Très touchantes, les aventures de Flaco et CB se terminent tragiquement, tant l’escalade de la violence est irrésistible. «Pour moi, Flaco et CB, c’est comme le négatif et le positif, note l’écrivain; ce sont presque des doubles, ils se ressemblent, bien que ça les agace: ils sont un peu rebelles, délinquants, mais ils ont quand même besoin de tendresse et d’amour et ça, je trouvais important de le montrer. En fin de compte, ils souffrent beaucoup d’avoir perdu leur amitié.»

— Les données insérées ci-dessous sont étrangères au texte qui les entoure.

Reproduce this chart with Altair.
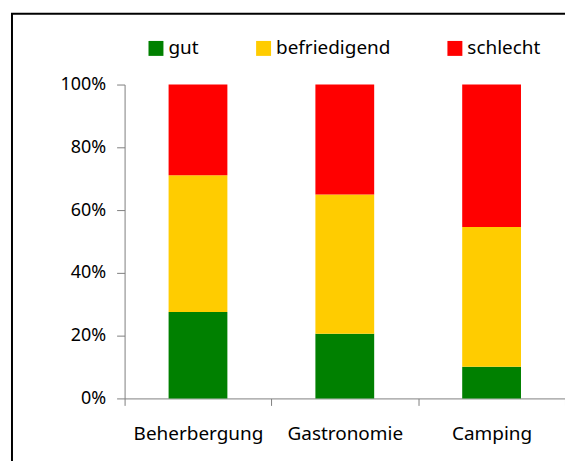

Le roman pose énormément de questions. Quelles sont les causes de la violence? Comment l’éviter? Ici, les adultes semblent impuissants: soit ils ont abdiqué, soit le cynisme à l’égard des jeunes les habite. «Il faut comprendre qu’un jeune immigrant qui arrive au Québec vit une sorte d’état schizophrénique, explique Mauricio Segura. A la maison, on a une langue, une culture avec ses codes, et dehors, c’est l’Occident, le Québec;et ça cause toutes sortes de problèmes identitaires. Essayer de comprendre cette réalité constitue un grand pas vers la solution de certains problèmes.»
Côte-des-Nègres, dont l’intrigue bien menée, le style coulant et les personnages plus que crédibles forcent l’adhésion, nous ouvre à une compréhension plus sensible que théorique du racisme et de ses subtiles manifestations.